Book by Christina Stead

The Beauties and Furies (1936) is a novel by Australian writer Christina Stead.

==Story outline==

In 1934 Elvira Western is married to the solid, but boring, Paul. She runs away to Paris to meet her lover, Oliver, a student and the antithesis of her husband. The novel follows the story of the self-obsessed lovers, and the sexual tensions and betrayals that ensue.

==Critical reception==

A reviewer in The Sydney Morning Herald was a little disappointed with the novel: "In her latest book the author shows a definite tendency to develop an artificial style, a tendency which made Its appearance in her second book. That "visionary imagination," for which she has been commended, runs away with reality altogether in The Beauties and Furies at times...Also the book is too long; interest In the protagonists is well maintained for two-thirds of the distance, after that it flags.
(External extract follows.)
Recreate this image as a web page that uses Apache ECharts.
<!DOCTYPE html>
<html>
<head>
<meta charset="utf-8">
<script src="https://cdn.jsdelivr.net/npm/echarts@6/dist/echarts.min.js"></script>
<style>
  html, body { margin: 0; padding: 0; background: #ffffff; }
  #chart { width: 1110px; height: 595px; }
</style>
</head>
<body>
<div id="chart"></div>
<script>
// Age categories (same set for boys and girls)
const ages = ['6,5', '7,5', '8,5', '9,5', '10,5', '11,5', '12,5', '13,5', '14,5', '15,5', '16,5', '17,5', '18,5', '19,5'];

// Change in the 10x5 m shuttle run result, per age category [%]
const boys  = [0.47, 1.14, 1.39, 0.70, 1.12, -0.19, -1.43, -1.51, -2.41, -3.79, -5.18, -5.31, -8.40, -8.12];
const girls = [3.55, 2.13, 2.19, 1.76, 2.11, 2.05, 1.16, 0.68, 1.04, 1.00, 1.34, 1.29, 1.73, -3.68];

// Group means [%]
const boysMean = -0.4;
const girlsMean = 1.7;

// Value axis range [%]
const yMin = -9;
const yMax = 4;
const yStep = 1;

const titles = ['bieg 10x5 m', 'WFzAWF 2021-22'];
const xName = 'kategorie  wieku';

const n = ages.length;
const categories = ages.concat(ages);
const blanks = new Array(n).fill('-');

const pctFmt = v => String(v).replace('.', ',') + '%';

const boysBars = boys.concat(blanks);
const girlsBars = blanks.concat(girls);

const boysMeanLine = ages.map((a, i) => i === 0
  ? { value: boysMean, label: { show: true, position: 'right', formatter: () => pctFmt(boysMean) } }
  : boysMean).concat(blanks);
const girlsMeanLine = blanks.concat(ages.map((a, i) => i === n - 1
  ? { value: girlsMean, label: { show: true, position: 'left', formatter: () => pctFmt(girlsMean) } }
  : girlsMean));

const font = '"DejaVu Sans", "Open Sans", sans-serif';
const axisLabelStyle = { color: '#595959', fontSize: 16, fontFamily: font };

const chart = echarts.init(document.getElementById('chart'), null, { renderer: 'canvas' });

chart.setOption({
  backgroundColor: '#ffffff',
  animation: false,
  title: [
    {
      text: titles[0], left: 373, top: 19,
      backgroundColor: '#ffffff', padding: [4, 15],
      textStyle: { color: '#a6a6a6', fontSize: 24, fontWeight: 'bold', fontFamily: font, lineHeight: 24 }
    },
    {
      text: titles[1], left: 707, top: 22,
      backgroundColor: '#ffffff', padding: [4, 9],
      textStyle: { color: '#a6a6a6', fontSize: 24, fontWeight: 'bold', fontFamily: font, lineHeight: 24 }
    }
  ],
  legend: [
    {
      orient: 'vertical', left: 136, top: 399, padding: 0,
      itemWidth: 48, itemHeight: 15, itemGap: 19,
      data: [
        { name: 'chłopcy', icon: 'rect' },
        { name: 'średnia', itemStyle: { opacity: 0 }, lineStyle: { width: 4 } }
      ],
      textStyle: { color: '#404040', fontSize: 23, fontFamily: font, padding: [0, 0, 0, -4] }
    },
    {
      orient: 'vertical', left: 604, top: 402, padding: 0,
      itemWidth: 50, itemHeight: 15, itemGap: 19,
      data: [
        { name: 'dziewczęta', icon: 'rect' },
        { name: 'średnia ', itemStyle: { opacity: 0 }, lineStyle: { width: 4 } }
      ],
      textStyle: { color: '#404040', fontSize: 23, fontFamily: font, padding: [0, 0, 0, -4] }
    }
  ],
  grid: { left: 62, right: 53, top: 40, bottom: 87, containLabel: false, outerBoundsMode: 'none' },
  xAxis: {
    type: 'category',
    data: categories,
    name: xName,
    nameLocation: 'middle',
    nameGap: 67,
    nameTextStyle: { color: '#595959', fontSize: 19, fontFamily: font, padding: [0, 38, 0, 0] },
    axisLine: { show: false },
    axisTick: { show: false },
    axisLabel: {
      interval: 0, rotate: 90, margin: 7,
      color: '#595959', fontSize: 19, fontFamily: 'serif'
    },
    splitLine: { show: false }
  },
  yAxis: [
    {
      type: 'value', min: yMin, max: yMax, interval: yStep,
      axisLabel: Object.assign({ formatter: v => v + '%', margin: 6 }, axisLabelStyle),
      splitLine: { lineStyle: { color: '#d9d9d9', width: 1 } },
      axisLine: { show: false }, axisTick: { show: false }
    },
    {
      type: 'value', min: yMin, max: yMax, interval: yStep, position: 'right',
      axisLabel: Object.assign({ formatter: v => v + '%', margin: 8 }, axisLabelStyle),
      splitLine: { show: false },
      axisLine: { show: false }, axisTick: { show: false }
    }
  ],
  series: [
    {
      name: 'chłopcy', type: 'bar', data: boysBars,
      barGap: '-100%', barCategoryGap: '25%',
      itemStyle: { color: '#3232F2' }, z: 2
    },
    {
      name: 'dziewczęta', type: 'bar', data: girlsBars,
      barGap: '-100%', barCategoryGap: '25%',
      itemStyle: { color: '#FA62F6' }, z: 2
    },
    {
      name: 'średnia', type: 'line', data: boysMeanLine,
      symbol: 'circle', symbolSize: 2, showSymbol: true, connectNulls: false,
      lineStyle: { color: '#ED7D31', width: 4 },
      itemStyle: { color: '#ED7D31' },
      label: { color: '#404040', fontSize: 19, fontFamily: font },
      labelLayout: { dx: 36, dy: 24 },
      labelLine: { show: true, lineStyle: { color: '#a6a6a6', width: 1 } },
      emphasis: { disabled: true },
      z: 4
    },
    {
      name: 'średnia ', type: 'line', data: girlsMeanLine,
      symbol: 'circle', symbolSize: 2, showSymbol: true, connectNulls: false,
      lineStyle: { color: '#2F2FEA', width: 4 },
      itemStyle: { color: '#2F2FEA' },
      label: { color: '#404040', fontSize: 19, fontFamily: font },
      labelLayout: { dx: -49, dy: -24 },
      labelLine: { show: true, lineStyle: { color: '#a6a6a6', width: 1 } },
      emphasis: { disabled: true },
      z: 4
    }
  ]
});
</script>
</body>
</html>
We will look forward with Interest to Miss Stead's next publication. "

Similarly, a reviewer in The Mail (Adelaide) did not recommend the book at all: "Impressed by the promise (contained in the advance publicity sheets) that the reader would find in Miss Christina Stead's novel, The Beauties and Furies,' much visionary imagination, one approached the task of reviewing this book with a good deal of pleasure. But, alas for human hopes! The only brand of imagination that will be stimulated by the book is that which is better left uncultivated."
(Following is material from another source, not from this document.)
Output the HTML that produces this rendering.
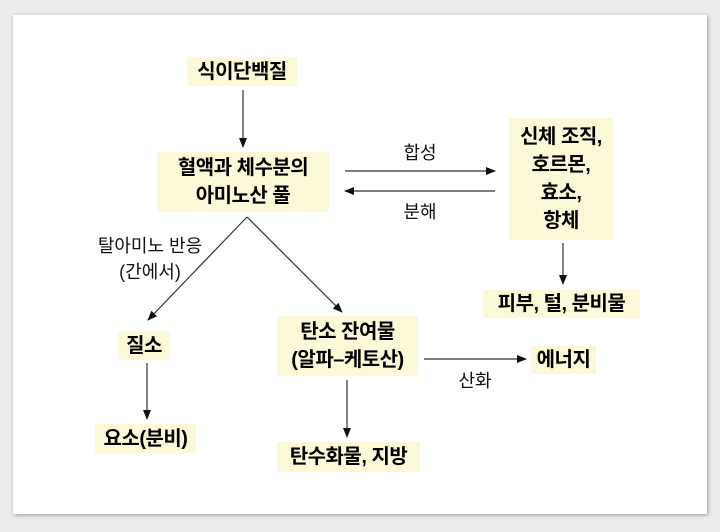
<!DOCTYPE html>
<html><head><meta charset="utf-8"><style>
body{margin:0;width:720px;height:532px;background:#ececec;position:relative;overflow:hidden;font-family:"Liberation Sans","Noto Sans CJK KR",sans-serif;}
.panel{position:absolute;left:13px;top:15px;width:694px;height:499px;background:#fff;box-shadow:1px 1px 4px rgba(0,0,0,.35);}
.b{position:absolute;background:#fcf9d8;font-weight:bold;font-size:20px;color:#000;text-align:center;display:flex;align-items:center;justify-content:center;line-height:28px;letter-spacing:-0.5px;white-space:nowrap;}
.l{position:absolute;font-size:18px;color:#111;text-align:center;line-height:26px;white-space:nowrap;}
svg{position:absolute;left:0;top:0;}
</style></head><body>
<div class="panel"></div>
<svg width="720" height="532"><defs><marker id="a" markerWidth="10" markerHeight="10" refX="9" refY="5" orient="auto" markerUnits="userSpaceOnUse"><path d="M0,1 L10,5 L0,9z" fill="#111"/></marker></defs>
<g stroke="#333" stroke-width="1.2" fill="none">
<line x1="243" y1="90" x2="243" y2="147" marker-end="url(#a)"/>
<line x1="345" y1="171" x2="495" y2="171" marker-end="url(#a)"/>
<line x1="495" y1="191" x2="345" y2="191" marker-end="url(#a)"/>
<line x1="563" y1="243" x2="563" y2="284" marker-end="url(#a)"/>
<line x1="247" y1="217" x2="148" y2="320" marker-end="url(#a)"/>
<line x1="247" y1="217" x2="342" y2="312" marker-end="url(#a)"/>
<line x1="147" y1="363" x2="147" y2="419" marker-end="url(#a)"/>
<line x1="347" y1="380" x2="347" y2="437" marker-end="url(#a)"/>
<line x1="424" y1="359" x2="526" y2="359" marker-end="url(#a)"/>
</g></svg>
<div class="b" style="left:187px;top:57px;width:110px;height:29px">식이단백질</div>
<div class="b" style="left:157px;top:152px;width:172px;height:60px">혈액과 체수분의<br>아미노산 풀</div>
<div class="b" style="left:509px;top:118px;width:104px;height:122px">신체 조직,<br>호르몬,<br>효소,<br>항체</div>
<div class="b" style="left:483px;top:290px;width:157px;height:28px">피부, 털, 분비물</div>
<div class="b" style="left:118px;top:331px;width:52px;height:29px">질소</div>
<div class="b" style="left:277px;top:316px;width:141px;height:60px">탄소 잔여물<br>(알파–케토산)</div>
<div class="b" style="left:531px;top:346px;width:65px;height:28px">에너지</div>
<div class="b" style="left:95px;top:424px;width:101px;height:29px">요소(분비)</div>
<div class="b" style="left:277px;top:442px;width:143px;height:30px">탄수화물, 지방</div>
<div class="l" style="left:390px;top:140px;width:60px">합성</div>
<div class="l" style="left:390px;top:199px;width:60px">분해</div>
<div class="l" style="left:70px;top:233px;width:160px">탈아미노 반응<br>(간에서)</div>
<div class="l" style="left:445px;top:368px;width:60px">산화</div>
</body></html>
Reviewing the novel on its re-release in the early 1980s under the Virago Modern Classics banner, Hope Hewitt was more forgiving while still seeing the novel's shortcomings: "The Stead qualities are there; the understanding of the female predicament, the verbal response to sensual beauty, the ear for intellectual or pseudo-intellectual dialogue, the ability to observe and re-create the contrasts of cosmopolitan living. But I was not surprised that the book went out of print. The author was to move far ahead of this. As a study of female sexuality it is remarkably old-fashioned for 1936, as readers of other English Viragos, much earlier in the century, will know."